- _Task requirements_:
Output the full listing below exactly, without the pictures.

- _Data block_:
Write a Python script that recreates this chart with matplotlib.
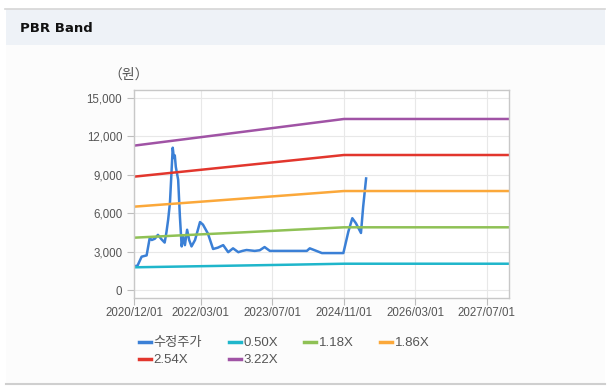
import numpy as np
import pandas as pd
import matplotlib
matplotlib.use("Agg")
import matplotlib.pyplot as plt
import matplotlib.dates as mdates
from matplotlib.patches import Rectangle
from matplotlib.lines import Line2D

# adjusted price (수정주가)
price_dates = ["2020-12-01", "2020-12-25", "2021-01-22", "2021-02-25", "2021-03-18",
               "2021-04-01", "2021-04-22", "2021-05-13", "2021-06-07", "2021-06-28",
               "2021-07-10", "2021-07-22", "2021-08-03", "2021-08-22", "2021-08-30",
               "2021-09-05", "2021-09-12", "2021-09-28", "2021-10-10", "2021-10-22",
               "2021-11-01", "2021-11-13", "2021-11-28", "2021-12-12", "2021-12-28",
               "2022-01-21", "2022-02-24", "2022-03-16", "2022-04-19", "2022-05-24",
               "2022-06-25", "2022-08-01", "2022-09-04", "2022-10-07", "2022-11-12",
               "2022-12-10", "2023-01-07", "2023-03-04", "2023-04-07", "2023-05-10",
               "2023-06-15", "2023-09-01", "2023-12-01", "2024-02-22", "2024-03-13",
               "2024-04-16", "2024-06-04", "2024-10-28", "2024-12-01", "2024-12-28",
               "2025-01-22", "2025-02-25", "2025-03-12", "2025-04-01"]
price = [1850, 1900, 2600, 2700, 4050,
         3900, 4000, 4300, 3950, 3700,
         4500, 5500, 6800, 11100, 10300,
         10500, 9600, 8600, 5700, 3400,
         4200, 3500, 4700, 3900, 3400,
         3900, 5300, 5100, 4400, 3200,
         3300, 3500, 2950, 3250, 2950,
         3050, 3120, 3050, 3100, 3350,
         3050, 3050, 3050, 3050, 3250,
         3100, 2880, 2880, 4550, 5600,
         5200, 4450, 6500, 8700]

# PBR band lines
band_dates = ["2020-12-01", "2021-12-01", "2022-12-01", "2023-12-01", "2024-11-01", "2027-12-01"]
band_050 = [1770, 1840, 1910, 1980, 2050, 2050]
band_118 = [4080, 4290, 4490, 4700, 4890, 4890]
band_186 = [6500, 6810, 7120, 7430, 7720, 7720]
band_254 = [8840, 9270, 9700, 10130, 10530, 10530]
band_322 = [11260, 11790, 12320, 12850, 13340, 13340]

series = [
    ("수정주가", price_dates, price, "#3b80d6"),
    ("0.50X", band_dates, band_050, "#1fb6cb"),
    ("1.18X", band_dates, band_118, "#8fc155"),
    ("1.86X", band_dates, band_186, "#fba83a"),
    ("2.54X", band_dates, band_254, "#e2362d"),
    ("3.22X", band_dates, band_322, "#a053a5"),
]

xticks = ["2020/12/01", "2022/03/01", "2023/07/01", "2024/11/01", "2026/03/01", "2027/07/01"]
yticks = [0, 3000, 6000, 9000, 12000, 15000]

plt.rcParams['font.family'] = ['Liberation Sans', 'Noto Sans CJK KR', 'DejaVu Sans']

W, H = 612, 392
fig = plt.figure(figsize=(W / 100, H / 100), dpi=100)
fig.patch.set_facecolor("white")

# page panel + header strip
fig.patches.append(Rectangle((6 / W, 1 - 383 / H), 599 / W, 374 / H, transform=fig.transFigure,
                             facecolor="#fcfcfc", edgecolor="none", zorder=-10))
fig.patches.append(Rectangle((6 / W, 1 - 44.5 / H), 599 / W, 35.5 / H, transform=fig.transFigure,
                             facecolor="#eef2f7", edgecolor="none", zorder=-9))
fig.lines.append(Line2D([5 / W, 605 / W], [1 - 9 / H, 1 - 9 / H], transform=fig.transFigure,
                        color="#d6d6d6", lw=1.2, zorder=-8))
fig.lines.append(Line2D([6 / W, 605 / W], [1 - 383.5 / H, 1 - 383.5 / H], transform=fig.transFigure,
                        color="#cfcfcf", lw=1.5, zorder=-8))
fig.text(20 / W, 1 - 28 / H, "PBR Band", fontsize=9.5, fontweight="bold",
         family="DejaVu Sans", va="center", ha="left", color="#111111")

ax = fig.add_axes([134 / W, 1 - 297.7 / H, 375 / W, 207.7 / H])
ax.set_facecolor("white")

lines = {}
for label, d, v, c in series:
    lines[label], = ax.plot(pd.to_datetime(d), v, color=c, lw=1.8, label=label,
                            solid_joinstyle="round")

ax.set_xlim(pd.Timestamp("2020-12-01"), pd.Timestamp("2027-12-01"))
ax.set_ylim(-600, 15600)
ax.set_xticks(pd.to_datetime(xticks))
ax.xaxis.set_major_formatter(mdates.DateFormatter("%Y/%m/%d"))
ax.set_yticks(yticks)
ax.set_yticklabels([f"{t:,}" for t in yticks])

ax.grid(True, color="#e8e8e8", lw=0.8)
ax.set_axisbelow(True)
for s in ax.spines.values():
    s.set_color("#c8c8c8")
    s.set_linewidth(1.0)
ax.tick_params(axis="both", colors="#bdbdbd", labelcolor="#555555", labelsize=8.3,
               length=5, width=0.8)
ax.tick_params(axis="x", pad=2)

fig.text(129 / W, 1 - 75 / H, "（원）", fontsize=10, color="#555555", ha="center", va="center",
         family=["Noto Sans CJK KR", "DejaVu Sans"])

# legend laid out row by row (matplotlib fills columns first)
order = ["수정주가", "2.54X", "0.50X", "3.22X", "1.18X", "1.86X"]
leg = ax.legend([lines[k] for k in order], order, loc="upper left",
                bbox_to_anchor=(0.0, -0.165), ncol=4, frameon=False,
                fontsize=9.5, labelcolor="#555555", handlelength=0.9, handletextpad=0.2,
                columnspacing=2.0, labelspacing=0.35, borderaxespad=0)
for ln in leg.get_lines():
    ln.set_linewidth(2.5)

fig.savefig("out.png", dpi=100)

- _In response_:
Write a Python script that recreates this chart with matplotlib.
import numpy as np
import pandas as pd
import matplotlib
matplotlib.use("Agg")
import matplotlib.pyplot as plt
import matplotlib.dates as mdates
from matplotlib.patches import Rectangle
from matplotlib.lines import Line2D

# adjusted price (수정주가)
price_dates = ["2020-12-01", "2020-12-25", "2021-01-22", "2021-02-25", "2021-03-18",
               "2021-04-01", "2021-04-22", "2021-05-13", "2021-06-07", "2021-06-28",
               "2021-07-10", "2021-07-22", "2021-08-03", "2021-08-22", "2021-08-30",
               "2021-09-05", "2021-09-12", "2021-09-28", "2021-10-10", "2021-10-22",
               "2021-11-01", "2021-11-13", "2021-11-28", "2021-12-12", "2021-12-28",
               "2022-01-21", "2022-02-24", "2022-03-16", "2022-04-19", "2022-05-24",
               "2022-06-25", "2022-08-01", "2022-09-04", "2022-10-07", "2022-11-12",
               "2022-12-10", "2023-01-07", "2023-03-04", "2023-04-07", "2023-05-10",
               "2023-06-15", "2023-09-01", "2023-12-01", "2024-02-22", "2024-03-13",
               "2024-04-16", "2024-06-04", "2024-10-28", "2024-12-01", "2024-12-28",
               "2025-01-22", "2025-02-25", "2025-03-12", "2025-04-01"]
price = [1850, 1900, 2600, 2700, 4050,
         3900, 4000, 4300, 3950, 3700,
         4500, 5500, 6800, 11100, 10300,
         10500, 9600, 8600, 5700, 3400,
         4200, 3500, 4700, 3900, 3400,
         3900, 5300, 5100, 4400, 3200,
         3300, 3500, 2950, 3250, 2950,
         3050, 3120, 3050, 3100, 3350,
         3050, 3050, 3050, 3050, 3250,
         3100, 2880, 2880, 4550, 5600,
         5200, 4450, 6500, 8700]

# PBR band lines
band_dates = ["2020-12-01", "2021-12-01", "2022-12-01", "2023-12-01", "2024-11-01", "2027-12-01"]
band_050 = [1770, 1840, 1910, 1980, 2050, 2050]
band_118 = [4080, 4290, 4490, 4700, 4890, 4890]
band_186 = [6500, 6810, 7120, 7430, 7720, 7720]
band_254 = [8840, 9270, 9700, 10130, 10530, 10530]
band_322 = [11260, 11790, 12320, 12850, 13340, 13340]

series = [
    ("수정주가", price_dates, price, "#3b80d6"),
    ("0.50X", band_dates, band_050, "#1fb6cb"),
    ("1.18X", band_dates, band_118, "#8fc155"),
    ("1.86X", band_dates, band_186, "#fba83a"),
    ("2.54X", band_dates, band_254, "#e2362d"),
    ("3.22X", band_dates, band_322, "#a053a5"),
]

xticks = ["2020/12/01", "2022/03/01", "2023/07/01", "2024/11/01", "2026/03/01", "2027/07/01"]
yticks = [0, 3000, 6000, 9000, 12000, 15000]

plt.rcParams['font.family'] = ['Liberation Sans', 'Noto Sans CJK KR', 'DejaVu Sans']

W, H = 612, 392
fig = plt.figure(figsize=(W / 100, H / 100), dpi=100)
fig.patch.set_facecolor("white")

# page panel + header strip
fig.patches.append(Rectangle((6 / W, 1 - 383 / H), 599 / W, 374 / H, transform=fig.transFigure,
                             facecolor="#fcfcfc", edgecolor="none", zorder=-10))
fig.patches.append(Rectangle((6 / W, 1 - 44.5 / H), 599 / W, 35.5 / H, transform=fig.transFigure,
                             facecolor="#eef2f7", edgecolor="none", zorder=-9))
fig.lines.append(Line2D([5 / W, 605 / W], [1 - 9 / H, 1 - 9 / H], transform=fig.transFigure,
                        color="#d6d6d6", lw=1.2, zorder=-8))
fig.lines.append(Line2D([6 / W, 605 / W], [1 - 383.5 / H, 1 - 383.5 / H], transform=fig.transFigure,
                        color="#cfcfcf", lw=1.5, zorder=-8))
fig.text(20 / W, 1 - 28 / H, "PBR Band", fontsize=9.5, fontweight="bold",
         family="DejaVu Sans", va="center", ha="left", color="#111111")

ax = fig.add_axes([134 / W, 1 - 297.7 / H, 375 / W, 207.7 / H])
ax.set_facecolor("white")

lines = {}
for label, d, v, c in series:
    lines[label], = ax.plot(pd.to_datetime(d), v, color=c, lw=1.8, label=label,
                            solid_joinstyle="round")

ax.set_xlim(pd.Timestamp("2020-12-01"), pd.Timestamp("2027-12-01"))
ax.set_ylim(-600, 15600)
ax.set_xticks(pd.to_datetime(xticks))
ax.xaxis.set_major_formatter(mdates.DateFormatter("%Y/%m/%d"))
ax.set_yticks(yticks)
ax.set_yticklabels([f"{t:,}" for t in yticks])

ax.grid(True, color="#e8e8e8", lw=0.8)
ax.set_axisbelow(True)
for s in ax.spines.values():
    s.set_color("#c8c8c8")
    s.set_linewidth(1.0)
ax.tick_params(axis="both", colors="#bdbdbd", labelcolor="#555555", labelsize=8.3,
               length=5, width=0.8)
ax.tick_params(axis="x", pad=2)

fig.text(129 / W, 1 - 75 / H, "（원）", fontsize=10, color="#555555", ha="center", va="center",
         family=["Noto Sans CJK KR", "DejaVu Sans"])

# legend laid out row by row (matplotlib fills columns first)
order = ["수정주가", "2.54X", "0.50X", "3.22X", "1.18X", "1.86X"]
leg = ax.legend([lines[k] for k in order], order, loc="upper left",
                bbox_to_anchor=(0.0, -0.165), ncol=4, frameon=False,
                fontsize=9.5, labelcolor="#555555", handlelength=0.9, handletextpad=0.2,
                columnspacing=2.0, labelspacing=0.35, borderaxespad=0)
for ln in leg.get_lines():
    ln.set_linewidth(2.5)

fig.savefig("out.png", dpi=100)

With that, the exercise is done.